= What the task requires =
In the records below, find each line with the word "seaborn" and copy it.

= Records provided =
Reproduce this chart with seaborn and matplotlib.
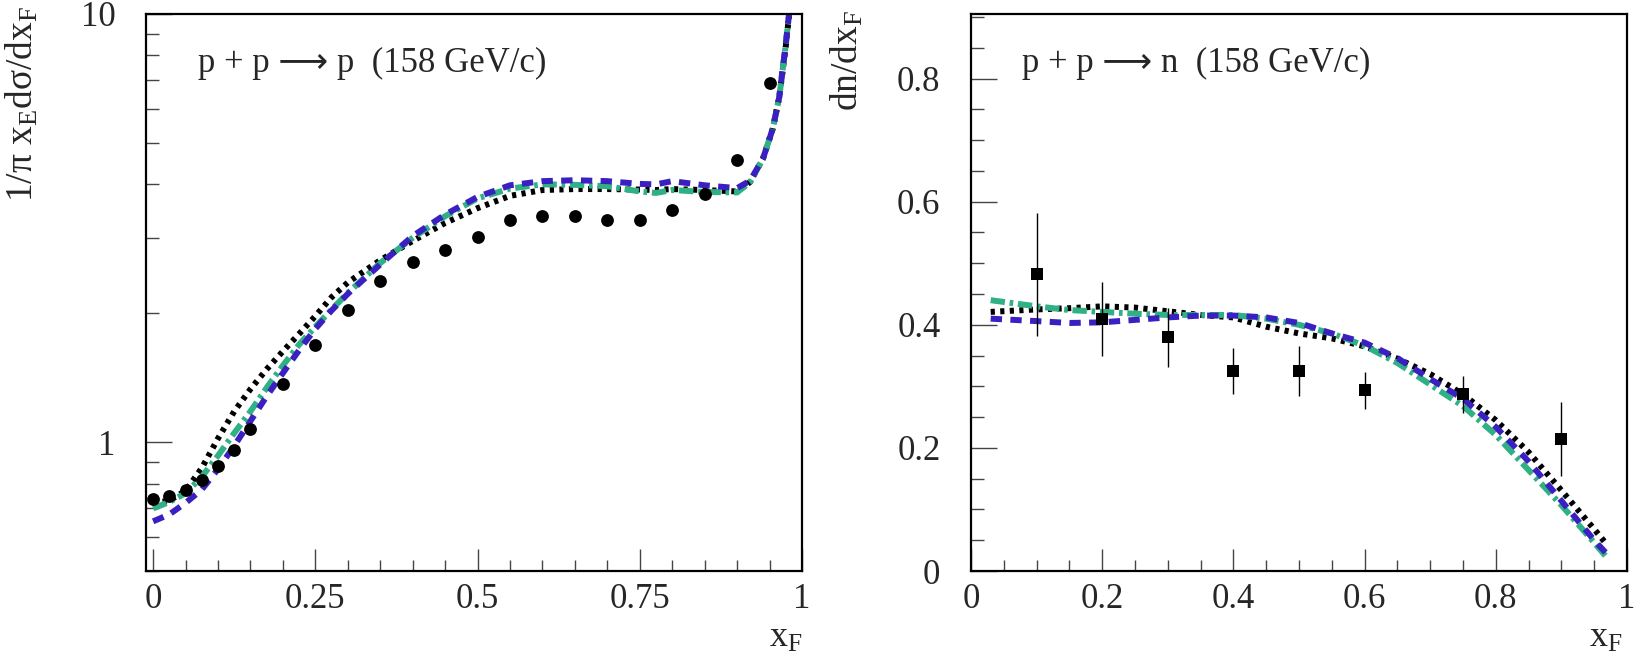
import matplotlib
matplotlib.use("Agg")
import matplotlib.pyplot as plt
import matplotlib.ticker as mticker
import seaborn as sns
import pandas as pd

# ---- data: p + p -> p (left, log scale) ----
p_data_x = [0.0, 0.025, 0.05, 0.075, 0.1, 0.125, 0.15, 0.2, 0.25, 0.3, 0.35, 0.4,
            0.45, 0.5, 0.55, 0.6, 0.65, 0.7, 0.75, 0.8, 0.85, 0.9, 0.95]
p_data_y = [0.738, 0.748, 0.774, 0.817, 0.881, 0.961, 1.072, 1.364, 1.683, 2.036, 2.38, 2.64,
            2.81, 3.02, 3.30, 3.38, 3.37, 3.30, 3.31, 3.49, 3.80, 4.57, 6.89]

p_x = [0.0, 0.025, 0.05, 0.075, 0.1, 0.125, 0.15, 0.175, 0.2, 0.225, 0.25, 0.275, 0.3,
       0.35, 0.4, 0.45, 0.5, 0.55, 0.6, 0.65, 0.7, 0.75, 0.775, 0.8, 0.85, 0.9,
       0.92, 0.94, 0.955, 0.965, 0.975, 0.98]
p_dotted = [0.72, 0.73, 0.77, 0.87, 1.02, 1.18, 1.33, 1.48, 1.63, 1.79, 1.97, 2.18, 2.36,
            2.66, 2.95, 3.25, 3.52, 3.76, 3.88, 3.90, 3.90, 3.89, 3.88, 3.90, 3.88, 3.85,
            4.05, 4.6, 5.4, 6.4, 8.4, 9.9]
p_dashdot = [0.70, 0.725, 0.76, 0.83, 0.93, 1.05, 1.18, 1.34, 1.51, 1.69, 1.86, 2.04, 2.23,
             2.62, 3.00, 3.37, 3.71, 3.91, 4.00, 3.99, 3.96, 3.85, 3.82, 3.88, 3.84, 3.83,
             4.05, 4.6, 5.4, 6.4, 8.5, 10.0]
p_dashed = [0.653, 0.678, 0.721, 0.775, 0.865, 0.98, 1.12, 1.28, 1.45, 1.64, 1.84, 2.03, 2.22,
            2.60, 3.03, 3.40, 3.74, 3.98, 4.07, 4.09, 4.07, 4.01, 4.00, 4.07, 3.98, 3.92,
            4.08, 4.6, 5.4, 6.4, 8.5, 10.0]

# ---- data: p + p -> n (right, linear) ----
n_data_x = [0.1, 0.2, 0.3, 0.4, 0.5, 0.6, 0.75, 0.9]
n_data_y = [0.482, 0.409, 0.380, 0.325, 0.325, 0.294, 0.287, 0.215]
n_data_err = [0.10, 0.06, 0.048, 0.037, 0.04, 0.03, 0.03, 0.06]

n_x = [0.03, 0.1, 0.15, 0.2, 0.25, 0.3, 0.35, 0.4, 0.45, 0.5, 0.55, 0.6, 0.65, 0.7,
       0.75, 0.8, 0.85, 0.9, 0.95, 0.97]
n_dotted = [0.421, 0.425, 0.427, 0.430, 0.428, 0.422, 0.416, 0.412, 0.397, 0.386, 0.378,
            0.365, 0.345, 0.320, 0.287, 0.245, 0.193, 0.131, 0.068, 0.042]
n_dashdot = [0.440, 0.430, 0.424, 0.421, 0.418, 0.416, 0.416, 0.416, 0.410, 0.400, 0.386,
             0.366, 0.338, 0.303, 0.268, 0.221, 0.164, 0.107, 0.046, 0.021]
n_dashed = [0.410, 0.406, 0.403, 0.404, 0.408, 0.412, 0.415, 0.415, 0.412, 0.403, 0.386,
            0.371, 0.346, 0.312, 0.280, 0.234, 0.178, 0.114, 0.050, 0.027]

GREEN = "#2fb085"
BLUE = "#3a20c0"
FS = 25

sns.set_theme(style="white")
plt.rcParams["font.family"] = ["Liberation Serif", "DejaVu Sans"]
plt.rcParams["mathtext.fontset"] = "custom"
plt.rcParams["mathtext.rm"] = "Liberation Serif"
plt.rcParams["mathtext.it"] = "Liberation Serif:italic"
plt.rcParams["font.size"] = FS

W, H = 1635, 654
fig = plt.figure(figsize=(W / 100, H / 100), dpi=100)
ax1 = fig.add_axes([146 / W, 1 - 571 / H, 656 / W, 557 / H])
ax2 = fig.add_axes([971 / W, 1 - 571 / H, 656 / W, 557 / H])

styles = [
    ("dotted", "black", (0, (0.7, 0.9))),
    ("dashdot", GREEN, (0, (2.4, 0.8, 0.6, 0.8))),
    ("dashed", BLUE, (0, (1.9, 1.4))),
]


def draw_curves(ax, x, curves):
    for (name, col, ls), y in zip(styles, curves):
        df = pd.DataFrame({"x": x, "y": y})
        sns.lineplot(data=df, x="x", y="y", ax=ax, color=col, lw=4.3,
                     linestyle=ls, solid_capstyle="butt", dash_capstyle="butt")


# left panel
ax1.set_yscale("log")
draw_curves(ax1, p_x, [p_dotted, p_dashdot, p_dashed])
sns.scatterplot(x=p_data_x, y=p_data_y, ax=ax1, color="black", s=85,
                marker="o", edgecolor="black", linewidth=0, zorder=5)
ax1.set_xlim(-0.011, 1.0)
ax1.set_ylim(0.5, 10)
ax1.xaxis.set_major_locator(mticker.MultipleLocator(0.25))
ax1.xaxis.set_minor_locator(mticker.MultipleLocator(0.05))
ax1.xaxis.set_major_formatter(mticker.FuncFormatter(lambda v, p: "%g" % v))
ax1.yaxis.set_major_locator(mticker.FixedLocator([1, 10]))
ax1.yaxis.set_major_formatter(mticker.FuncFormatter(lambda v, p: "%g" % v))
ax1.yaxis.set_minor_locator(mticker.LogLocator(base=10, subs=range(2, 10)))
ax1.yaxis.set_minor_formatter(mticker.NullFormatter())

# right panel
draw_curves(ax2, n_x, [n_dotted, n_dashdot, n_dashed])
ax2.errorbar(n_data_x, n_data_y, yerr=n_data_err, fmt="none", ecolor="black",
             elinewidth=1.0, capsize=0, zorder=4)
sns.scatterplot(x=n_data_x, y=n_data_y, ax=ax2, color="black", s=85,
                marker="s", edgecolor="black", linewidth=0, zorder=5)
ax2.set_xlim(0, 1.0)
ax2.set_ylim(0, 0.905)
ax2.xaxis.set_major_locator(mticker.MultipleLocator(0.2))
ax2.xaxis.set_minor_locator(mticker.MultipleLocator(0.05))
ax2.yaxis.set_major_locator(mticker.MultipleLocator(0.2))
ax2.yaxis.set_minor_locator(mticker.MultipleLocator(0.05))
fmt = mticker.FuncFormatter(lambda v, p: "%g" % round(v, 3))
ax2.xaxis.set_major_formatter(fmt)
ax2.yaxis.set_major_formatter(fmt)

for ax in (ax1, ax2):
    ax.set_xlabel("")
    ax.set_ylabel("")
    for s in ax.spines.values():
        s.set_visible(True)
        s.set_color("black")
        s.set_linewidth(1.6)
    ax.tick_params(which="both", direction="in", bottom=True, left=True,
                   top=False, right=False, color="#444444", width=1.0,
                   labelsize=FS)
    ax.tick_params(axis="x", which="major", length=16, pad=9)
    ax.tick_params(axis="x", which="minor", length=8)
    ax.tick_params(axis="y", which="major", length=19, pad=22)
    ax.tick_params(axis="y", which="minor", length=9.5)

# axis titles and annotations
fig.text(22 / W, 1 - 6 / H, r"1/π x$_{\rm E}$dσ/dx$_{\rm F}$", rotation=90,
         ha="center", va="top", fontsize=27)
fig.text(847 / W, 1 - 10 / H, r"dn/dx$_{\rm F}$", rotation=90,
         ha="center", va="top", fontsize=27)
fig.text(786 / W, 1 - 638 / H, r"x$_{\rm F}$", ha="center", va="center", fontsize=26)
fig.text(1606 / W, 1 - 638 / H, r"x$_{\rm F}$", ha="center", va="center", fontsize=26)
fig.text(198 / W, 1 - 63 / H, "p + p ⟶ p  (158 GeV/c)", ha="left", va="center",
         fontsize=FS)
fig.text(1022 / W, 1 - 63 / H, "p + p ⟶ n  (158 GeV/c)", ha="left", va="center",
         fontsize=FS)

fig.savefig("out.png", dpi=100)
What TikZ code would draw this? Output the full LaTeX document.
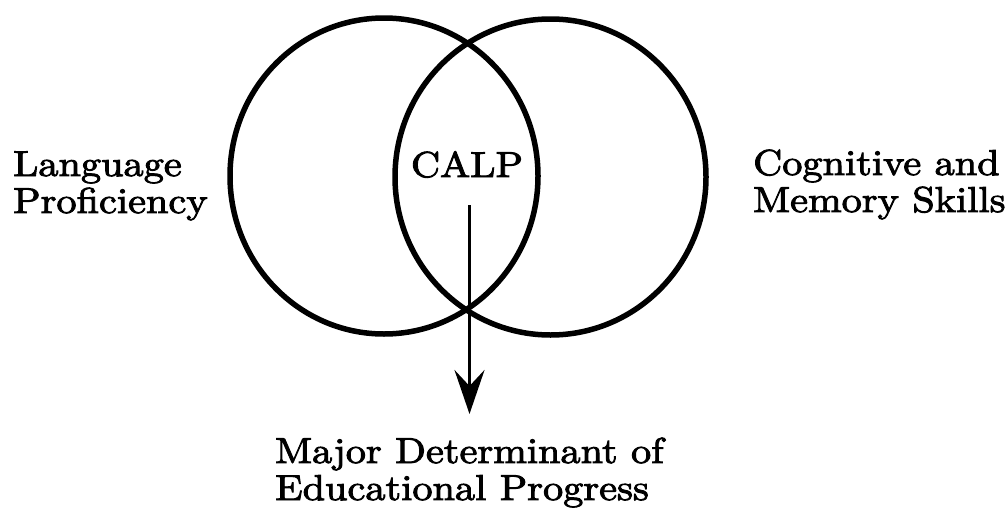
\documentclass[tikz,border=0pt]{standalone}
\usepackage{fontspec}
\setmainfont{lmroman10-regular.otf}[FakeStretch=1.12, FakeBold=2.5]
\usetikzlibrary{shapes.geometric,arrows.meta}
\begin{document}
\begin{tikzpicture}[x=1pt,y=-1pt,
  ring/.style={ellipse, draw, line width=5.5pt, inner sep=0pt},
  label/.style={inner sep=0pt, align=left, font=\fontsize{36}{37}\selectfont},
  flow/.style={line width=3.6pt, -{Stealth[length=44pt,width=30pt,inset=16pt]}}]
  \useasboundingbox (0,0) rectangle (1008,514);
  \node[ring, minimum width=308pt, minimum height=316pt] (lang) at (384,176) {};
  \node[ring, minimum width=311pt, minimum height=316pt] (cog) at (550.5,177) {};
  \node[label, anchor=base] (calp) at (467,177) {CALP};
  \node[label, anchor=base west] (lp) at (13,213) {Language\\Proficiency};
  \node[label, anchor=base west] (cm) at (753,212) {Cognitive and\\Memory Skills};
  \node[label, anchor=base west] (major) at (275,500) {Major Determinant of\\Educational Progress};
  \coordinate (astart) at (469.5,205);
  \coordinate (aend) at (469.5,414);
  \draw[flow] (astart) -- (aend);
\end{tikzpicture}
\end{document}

= Full output =
Reproduce this chart with seaborn and matplotlib.
import seaborn as sns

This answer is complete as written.